# Katy Perry: Part of Me 3D



## MechaTC (Jun 25, 2012)

PAHRA said

This film tells the story of the trajectory of Perry's career as gospel singer Katy Hudson until the present day as pop singer and global superstar Katy Perry, bearing testimony from Katy about her childhood, talking about the Teenage Dream era, with scenes from backstage of her last world tour while trying to take time to resolve personal problems, including her divorce from British comedian Russell Brand. The interim scenes document her last world tour, the California Dreams Tour, and were recorded on November 23, 2011 at Staples Center, Los Angeles.

So, who's seeing it?!

I wouldn't have made this thread unless I were going to see it. She's my girl 

Saw her in concert last year and it was great. I'd like to see the back stage stuff to see what it took to pull off the show.


----------



## Jena (Jun 26, 2012)

Fuck Katy Perry. Fuck 3D. Fuck Concert movies.


----------



## Ennoea (Jun 26, 2012)

Im sooo totes gonna watch this.
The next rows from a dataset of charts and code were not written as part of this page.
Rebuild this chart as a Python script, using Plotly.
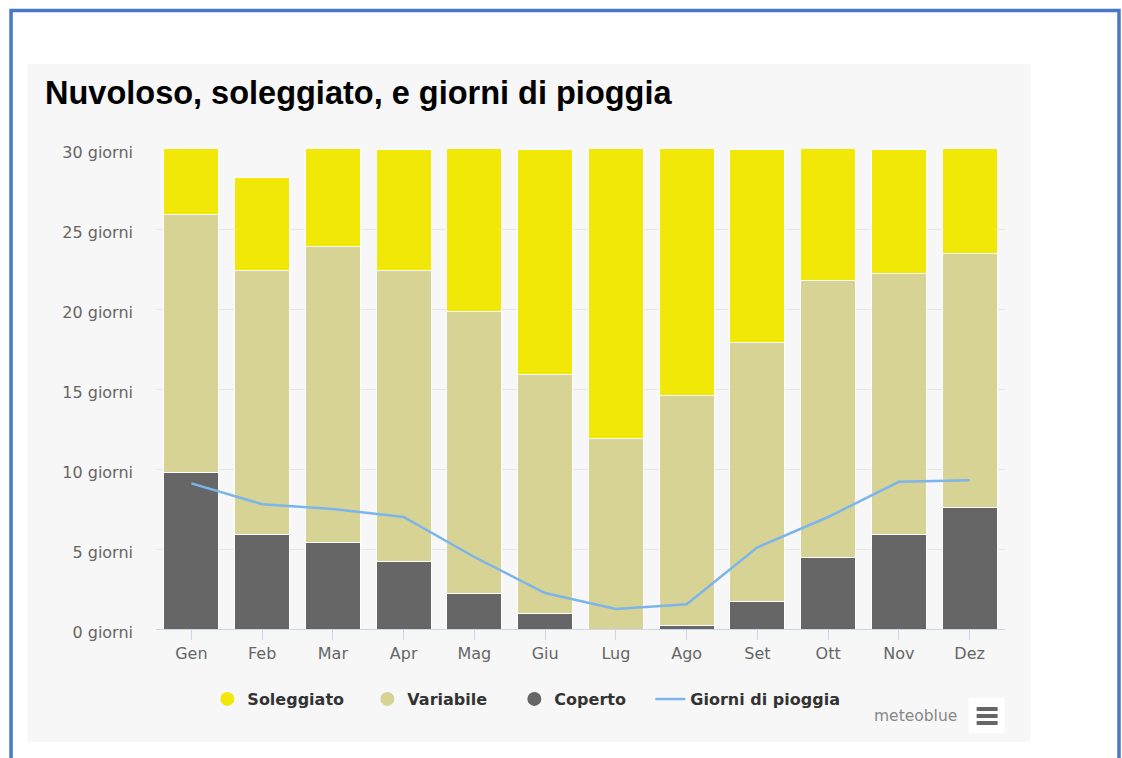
import plotly.graph_objects as go

# Monthly cloud / sun statistics (days per month)
months = ["Gen", "Feb", "Mar", "Apr", "Mag", "Giu", "Lug", "Ago", "Set", "Ott", "Nov", "Dez"]
coperto = [9.8, 5.9, 5.4, 4.2, 2.25, 1.0, 0.0, 0.2, 1.7, 4.5, 5.9, 7.6]
variabile = [16.1, 16.5, 18.5, 18.2, 17.6, 14.9, 11.9, 14.4, 16.2, 17.3, 16.35, 15.9]
soleggiato = [5.1, 5.85, 7.1, 7.6, 11.1, 14.1, 19.1, 16.4, 12.1, 9.2, 7.75, 7.5]
giorni_pioggia = [9.1, 7.8, 7.5, 7.0, 4.5, 2.25, 1.25, 1.55, 5.1, 7.0, 9.2, 9.3]

y_ticks = [0, 5, 10, 15, 20, 25, 30]
y_tick_text = ["0 giorni", "5 giorni", "10 giorni", "15 giorni", "20 giorni", "25 giorni", "30 giorni"]

C_SOLE = "#f2e807"
C_VAR = "#d7d395"
C_COP = "#666666"
C_RAIN = "#7cb5ec"

W, H = 1122, 758
ML, MR, MT, MB = 155.6, 116.6, 149, 129
PW, PH = W - ML - MR, H - MT - MB


def px_x(px):
    return (px - ML) / PW


def px_y(py):
    return (H - MB - py) / PH


fig = go.Figure()

bar_style = dict(width=0.78, marker_line_color="white", marker_line_width=1, showlegend=False,
                 hoverinfo="skip")
fig.add_trace(go.Bar(x=months, y=coperto, name="Coperto", marker_color=C_COP, **bar_style))
fig.add_trace(go.Bar(x=months, y=variabile, name="Variabile", marker_color=C_VAR, **bar_style))
fig.add_trace(go.Bar(x=months, y=soleggiato, name="Soleggiato", marker_color=C_SOLE, **bar_style))

fig.add_trace(go.Scatter(x=months, y=giorni_pioggia, mode="lines", name="Giorni di pioggia",
                         line=dict(color=C_RAIN, width=2.5), showlegend=False))

# legend entries with round symbols
for name, col, lw in [("Soleggiato", C_SOLE, 115), ("Variabile", C_VAR, 102), ("Coperto", C_COP, 91)]:
    fig.add_trace(go.Scatter(x=[None], y=[None], mode="markers", name=name,
                             marker=dict(symbol="circle", size=14, color=col), legendwidth=lw))
fig.add_trace(go.Scatter(x=[None], y=[None], mode="lines", name="Giorni di pioggia",
                         line=dict(color=C_RAIN, width=2.5), legendwidth=160))

shapes = [
    # panel background
    dict(type="rect", xref="paper", yref="paper", layer="below",
         x0=px_x(27), x1=px_x(1031), y0=px_y(742), y1=px_y(64),
         fillcolor="#f7f7f7", line=dict(width=0)),
    # outer frame
    dict(type="rect", xref="paper", yref="paper", layer="below",
         x0=px_x(10.5), x1=px_x(1119.5), y0=px_y(780), y1=px_y(10.5),
         fillcolor="rgba(0,0,0,0)", line=dict(color="#4a78c8", width=3.5)),
    # menu button
    dict(type="rect", xref="paper", yref="paper", layer="above",
         x0=px_x(969), x1=px_x(1005), y0=px_y(733), y1=px_y(698),
         fillcolor="white", line=dict(width=0)),
]
for yy in (709, 716, 723):
    shapes.append(dict(type="line", xref="paper", yref="paper", layer="above",
                       x0=px_x(977), x1=px_x(998), y0=px_y(yy), y1=px_y(yy),
                       line=dict(color="#666666", width=4)))

annotations = [
    dict(text="<b>Nuvoloso, soleggiato, e giorni di pioggia</b>", xref="paper", yref="paper",
         x=px_x(42), y=px_y(93), xanchor="left", yanchor="middle", showarrow=False,
         font=dict(family="Liberation Sans, Arial, sans-serif", size=32.5, color="#000000")),
    dict(text="meteoblue", xref="paper", yref="paper",
         x=px_x(959), y=px_y(716), xanchor="right", yanchor="middle", showarrow=False,
         font=dict(family="DejaVu Sans, sans-serif", size=15.5, color="#888888")),
]

fig.update_layout(
    width=W, height=H,
    margin=dict(l=ML, r=MR, t=MT, b=MB, pad=0),
    paper_bgcolor="white",
    plot_bgcolor="#f7f7f7",
    barmode="stack",
    bargap=0.22,
    shapes=shapes,
    annotations=annotations,
    font=dict(family="DejaVu Sans, sans-serif", color="#666666", size=16),
    legend=dict(orientation="h", x=px_x(207), y=px_y(699), xanchor="left", yanchor="middle",
                traceorder="normal",
                bgcolor="rgba(0,0,0,0)", borderwidth=0,
                font=dict(family="DejaVu Sans, sans-serif", size=16, color="#333333", weight="bold"),
                itemclick=False, itemdoubleclick=False),
    xaxis=dict(showgrid=False, showline=True, linecolor="#ccd6eb", linewidth=1,
               ticks="outside", ticklen=10, tickcolor="#ccd6eb", tickwidth=1,
               tickfont=dict(size=16, color="#666666"), fixedrange=True, zeroline=False),
    yaxis=dict(range=[0, 30], tickvals=y_ticks, ticktext=y_tick_text,
               showgrid=True, gridcolor="#e6e6e6", gridwidth=1, zeroline=False,
               showline=False, ticks="", ticklabelstandoff=22, ticklabelshift=3,
               tickfont=dict(size=16, color="#666666"), fixedrange=True),
)

fig.write_html("out.html", config={"displayModeBar": False})
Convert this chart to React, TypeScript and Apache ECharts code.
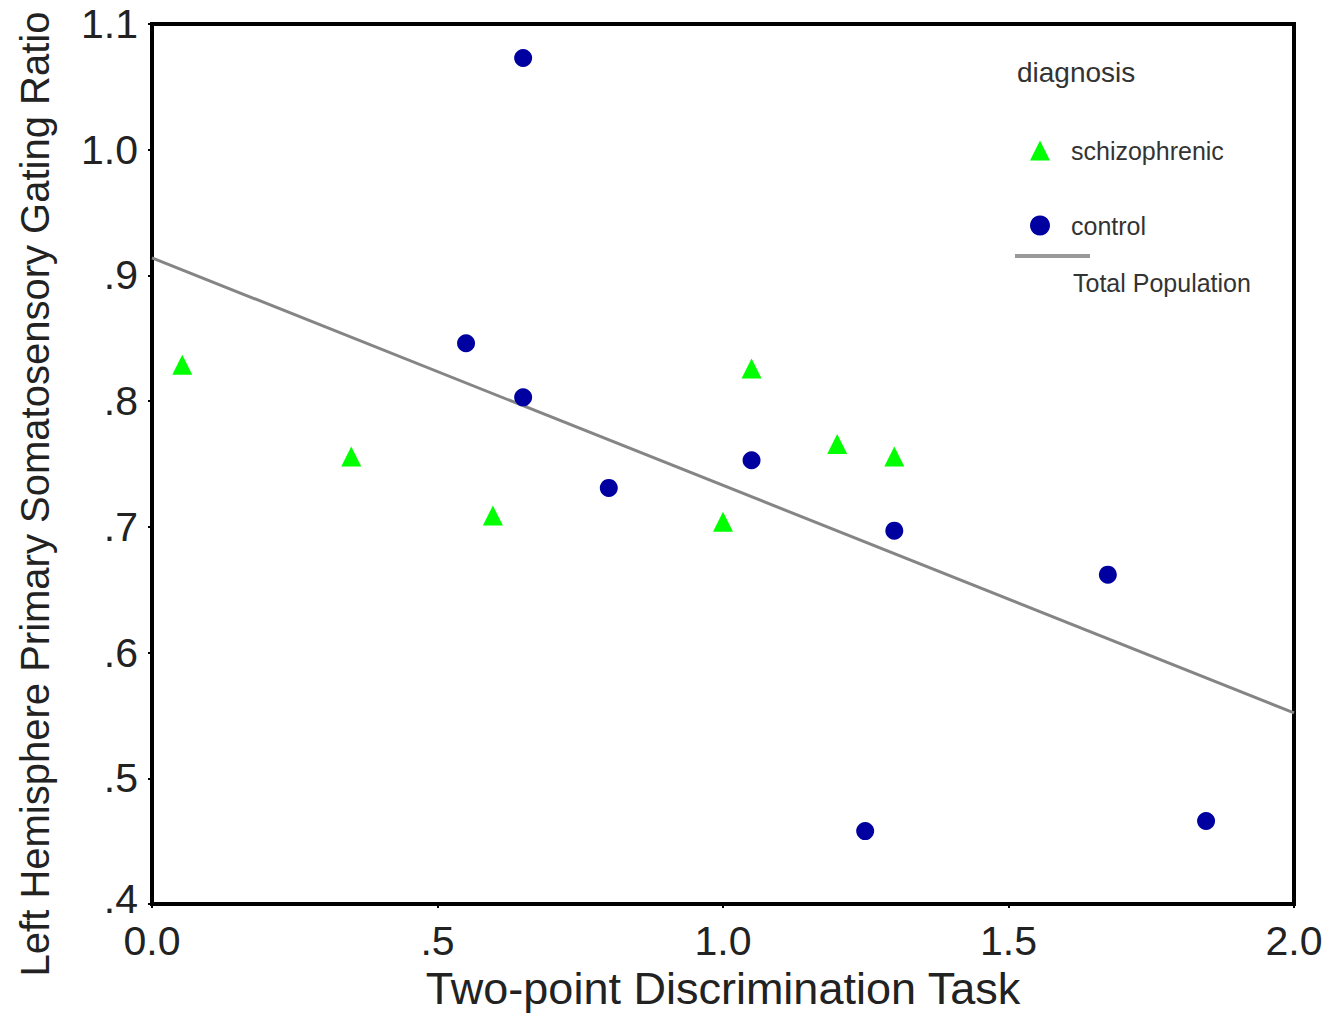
import React, { useEffect, useRef } from "react";
import * as echarts from "echarts";

const schizoX = [0.053, 0.349, 0.597, 1.0, 1.05, 1.2, 1.3];
const schizoY = [0.829, 0.756, 0.709, 0.704, 0.826, 0.766, 0.756];
const controlX = [0.65, 0.55, 0.65, 0.8, 1.05, 1.3, 1.674, 1.249, 1.846];
const controlY = [1.073, 0.846, 0.803, 0.731, 0.753, 0.697, 0.662, 0.458, 0.466];
const fitX = [0, 2];
const fitY = [0.914, 0.552];

const yText = (v: number) => (v >= 1 ? v.toFixed(1) : v.toFixed(1).replace(/^0/, ""));
const yFmt = (v: number) => (v < 0.45 ? "{low|" + yText(v) + "}" : yText(v));
const xFmt = (v: number) => (v === 0 || v >= 1 ? v.toFixed(1) : v.toFixed(1).replace(/^0/, ""));

const FONT = "Liberation Sans, Arial, sans-serif";

export default function App() {
  const ref = useRef<HTMLDivElement>(null);
  useEffect(() => {
    const chart = echarts.init(ref.current!, null, { renderer: "svg" });
    chart.setOption({
      animation: false,
      backgroundColor: "#fff",
      textStyle: { fontFamily: FONT },
      grid: {
        left: 152,
        top: 24,
        right: 38,
        bottom: 113,
        outerBoundsMode: "none",
        containLabel: false,
        show: true,
        borderColor: "#000",
        borderWidth: 4,
        backgroundColor: "#fff",
      },
      xAxis: {
        type: "value",
        min: 0,
        max: 2,
        interval: 0.5,
        name: "Two-point Discrimination Task",
        nameLocation: "middle",
        nameGap: 62,
        nameTextStyle: { fontSize: 45, color: "#222", fontFamily: FONT },
        axisLine: { show: true, lineStyle: { color: "#000", width: 4 } },
        axisTick: { show: true, length: 4, lineStyle: { color: "#000", width: 2 } },
        axisLabel: {
          formatter: xFmt,
          fontSize: 41,
          lineHeight: 34,
          color: "#222",
          margin: 20,
          fontFamily: FONT,
        },
        splitLine: { show: false },
      },
      yAxis: {
        type: "value",
        min: 0.4,
        max: 1.1,
        interval: 0.1,
        axisLine: { show: true, lineStyle: { color: "#000", width: 4 } },
        axisTick: { show: true, length: 4, lineStyle: { color: "#000", width: 2 } },
        axisLabel: {
          formatter: yFmt,
          fontSize: 41,
          lineHeight: 30,
          color: "#222",
          margin: 14,
          fontFamily: FONT,
          rich: {
            low: {
              fontSize: 41,
              lineHeight: 30,
              color: "#222",
              fontFamily: FONT,
              padding: [0, 0, 10, 0],
            },
          },
        },
        splitLine: { show: false },
      },
      legend: {
        orient: "vertical",
        left: 1030,
        top: 138,
        padding: 0,
        itemGap: 50,
        itemWidth: 20,
        itemHeight: 20,
        textStyle: { fontSize: 25, color: "#333", fontFamily: FONT, padding: [0, 0, 0, 16] },
        data: [
          { name: "schizophrenic", icon: "triangle" },
          { name: "control", icon: "circle" },
        ],
      },
      graphic: [
        {
          type: "text",
          x: 35,
          y: 494,
          rotation: Math.PI / 2,
          style: {
            text: "Left Hemisphere Primary Somatosensory Gating Ratio",
            fontSize: 40,
            fill: "#222",
            fontFamily: FONT,
            align: "center",
            verticalAlign: "middle",
          },
        },
        {
          type: "text",
          left: 1017,
          top: 58,
          style: { text: "diagnosis", fontSize: 28, fill: "#333", fontFamily: FONT },
        },
        {
          type: "line",
          shape: { x1: 1015, y1: 256, x2: 1090, y2: 256 },
          style: { stroke: "#999", lineWidth: 4 },
        },
        {
          type: "text",
          left: 1073,
          top: 270,
          style: { text: "Total Population", fontSize: 25, fill: "#333", fontFamily: FONT },
        },
      ],
      series: [
        {
          name: "Total Population",
          type: "line",
          data: fitX.map((x, i) => [x, fitY[i]]),
          showSymbol: false,
          lineStyle: { color: "#858585", width: 3 },
          z: 1,
        },
        {
          name: "schizophrenic",
          type: "scatter",
          symbol: "triangle",
          symbolSize: 20,
          itemStyle: { color: "#00ff00", opacity: 1 },
          data: schizoX.map((x, i) => [x, schizoY[i]]),
          z: 3,
        },
        {
          name: "control",
          type: "scatter",
          symbol: "circle",
          symbolSize: 18,
          itemStyle: { color: "#0000a0", opacity: 1 },
          data: controlX.map((x, i) => [x, controlY[i]]),
          z: 3,
        },
      ],
    });
    return () => chart.dispose();
  }, []);
  return (
    <div
      ref={ref}
      style={{ position: "fixed", left: 0, top: 0, width: 1332, height: 1017 }}
    />
  );
}
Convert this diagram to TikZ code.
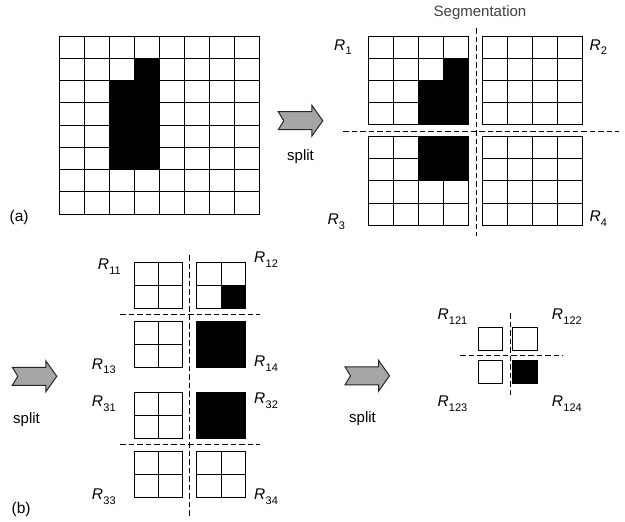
\documentclass[tikz,border=0pt]{standalone}
\usepackage{fontspec}
\setmainfont{Liberation Sans}
\newcommand\rlab[1]{\textit{R}\kern0.3pt\raisebox{-0.32em}{\fontsize{11}{12}\selectfont #1}}
\newcommand\cellgrid[6]{%
  \pgfmathtruncatemacro\gcx{#3-1}\pgfmathtruncatemacro\grx{#4-1}%
  \foreach \i in {1,...,\gcx} {\draw[gridln] ({#1+\i*#5},#2) -- ({#1+\i*#5},{#2+#4*#6});}
  \foreach \j in {1,...,\grx} {\draw[gridln] (#1,{#2+\j*#6}) -- ({#1+#3*#5},{#2+\j*#6});}
  \draw[gridln] (#1,#2) rectangle ({#1+#3*#5},{#2+#4*#6});}
\tikzset{
  gridln/.style={line width=1pt,black},
  sepline/.style={line width=0.9pt,black,dash pattern=on 5.5pt off 3pt},
  lab/.style={anchor=base west,inner sep=0pt,font=\fontsize{15.5}{17}\selectfont},
  txt/.style={anchor=base,inner sep=0pt,font=\fontsize{15}{17}\selectfont},
  blockarrow/.style={fill=black!35,draw=black!85,line width=1pt,line join=miter},
}
\newcommand\splitarrow[2]{%
  \draw[blockarrow] (#1,#2-9) -- (#1+33.5,#2-9) -- (#1+33.5,#2-15.5) -- (#1+44.5,#2) -- (#1+33.5,#2+15.5) -- (#1+33.5,#2+9) -- (#1,#2+9) -- (#1+5.5,#2) -- cycle;}
\begin{document}
\begin{tikzpicture}[x=1pt,y=-1pt]
\useasboundingbox (0,0) rectangle (625,522);
% ---------- (a) original image
\fill (134,58.25) rectangle (159,169.25);
\fill (109,80.5) rectangle (134,169.25);
\cellgrid{59}{36}{8}{8}{25}{22.25}
\node[txt,font=\fontsize{15.5}{17}\selectfont,anchor=base west] (la) at (9.5,221) {(a)};
% split arrow
\splitarrow{278.3}{120.7}
\node[txt] (s1) at (300.5,160) {split};
% ---------- segmentation
\node[txt,text=black!75] (seg) at (480,16.5) {Segmentation};
\fill (443,58.1) rectangle (468,124.4);
\fill (418,80.2) rectangle (443,124.4);
\cellgrid{368}{36}{4}{4}{25}{22.1}
\cellgrid{482.5}{36}{4}{4}{25}{22.1}
\fill (418,136.7) rectangle (468,180.9);
\cellgrid{368}{136.7}{4}{4}{25}{22.1}
\cellgrid{482.5}{136.7}{4}{4}{25}{22.1}
\coordinate (v1a) at (476.7,28); \coordinate (v1b) at (476.7,236);
\coordinate (h1a) at (343,131); \coordinate (h1b) at (619,131);
\draw[sepline] (v1a) -- (v1b);
\draw[sepline] (h1a) -- (h1b);
\node[lab] (r1) at (334,50) {\rlab{1}};
\node[lab] (r2) at (589.3,50) {\rlab{2}};
\node[lab] (r3) at (327.3,224.5) {\rlab{3}};
\node[lab] (r4) at (589.3,221.5) {\rlab{4}};
% ---------- (b)
\splitarrow{12.3}{376.3}
\node[txt] (s2) at (26.5,423.3) {split};
\node[txt,font=\fontsize{15.5}{17}\selectfont,anchor=base west] (lb) at (11.5,513) {(b)};
\cellgrid{134}{262.3}{2}{2}{24.3}{23}
\fill (221,285.3) rectangle (245.3,308.3);
\cellgrid{196.7}{262.3}{2}{2}{24.3}{23}
\cellgrid{134}{321}{2}{2}{24.3}{23}
\fill (196.7,321) rectangle (245.3,367);
\draw[gridln] (196.7,321) rectangle (245.3,367);
\cellgrid{134}{392.3}{2}{2}{24.3}{23.1}
\fill (196.7,392.3) rectangle (245.3,438.5);
\draw[gridln] (196.7,392.3) rectangle (245.3,438.5);
\cellgrid{134}{451}{2}{2}{24.3}{23.15}
\cellgrid{196.7}{451}{2}{2}{24.3}{23.15}
\coordinate (v2a) at (189.3,255); \coordinate (v2b) at (189.3,517);
\coordinate (h2a) at (120,314); \coordinate (h2b) at (260,314);
\coordinate (h3a) at (120,444); \coordinate (h3b) at (260,444);
\draw[sepline] (v2a) -- (v2b);
\draw[sepline] (h2a) -- (h2b);
\draw[sepline] (h3a) -- (h3b);
\node[lab] (r11) at (97.7,269.3) {\rlab{11}};
\node[lab] (r12) at (254,262.3) {\rlab{12}};
\node[lab] (r13) at (91.7,369) {\rlab{13}};
\node[lab] (r14) at (254,366.7) {\rlab{14}};
\node[lab] (r31) at (91.7,406.7) {\rlab{31}};
\node[lab] (r32) at (254,403.3) {\rlab{32}};
\node[lab] (r33) at (91.7,499.3) {\rlab{33}};
\node[lab] (r34) at (254,499.3) {\rlab{34}};
% ---------- (c)
\splitarrow{345}{375.8}
\node[txt] (s3) at (362.5,422.5) {split};
\draw[gridln] (478.3,327.3) rectangle (502.3,350.3);
\draw[gridln] (512.3,327.3) rectangle (537.3,350.3);
\draw[gridln] (478.3,360.3) rectangle (502.3,383.3);
\fill (512.3,360.3) rectangle (537.3,383.3);
\draw[gridln] (512.3,360.3) rectangle (537.3,383.3);
\coordinate (v3a) at (510,313); \coordinate (v3b) at (510,397);
\coordinate (h4a) at (460,355.7); \coordinate (h4b) at (563,355.7);
\draw[sepline] (v3a) -- (v3b);
\draw[sepline] (h4a) -- (h4b);
\node[lab] (r121) at (437.3,319.3) {\rlab{121}};
\node[lab] (r122) at (551.7,319.3) {\rlab{122}};
\node[lab] (r123) at (437.3,406.7) {\rlab{123}};
\node[lab] (r124) at (551.7,406.7) {\rlab{124}};
\end{tikzpicture}
\end{document}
It sounds amazing,w ell worth paying hard earned money for.


----------



## Hatifnatten (Jun 26, 2012)

3D for 3 things I hate - Katy Pery, cheep cash-ins and 3D


----------



## MF NaruSimpson (Jun 26, 2012)

i just wanna see her jugs in 3d


----------



## Mider T (Jun 26, 2012)

NarutoSimpsonUltimate said:


> i just wanna see her jugs in 3d



This.

DEM TITTAYS are worth it.


----------



## MechaTC (Jun 29, 2012)

LOLLLL...

I'll admit, I have a thing for her enormous "talents" as well.


----------



## Slice (Jun 30, 2012)

Why does she have to be in her horrible 'plastic doll' make up even in the shot in front of the mirror?


----------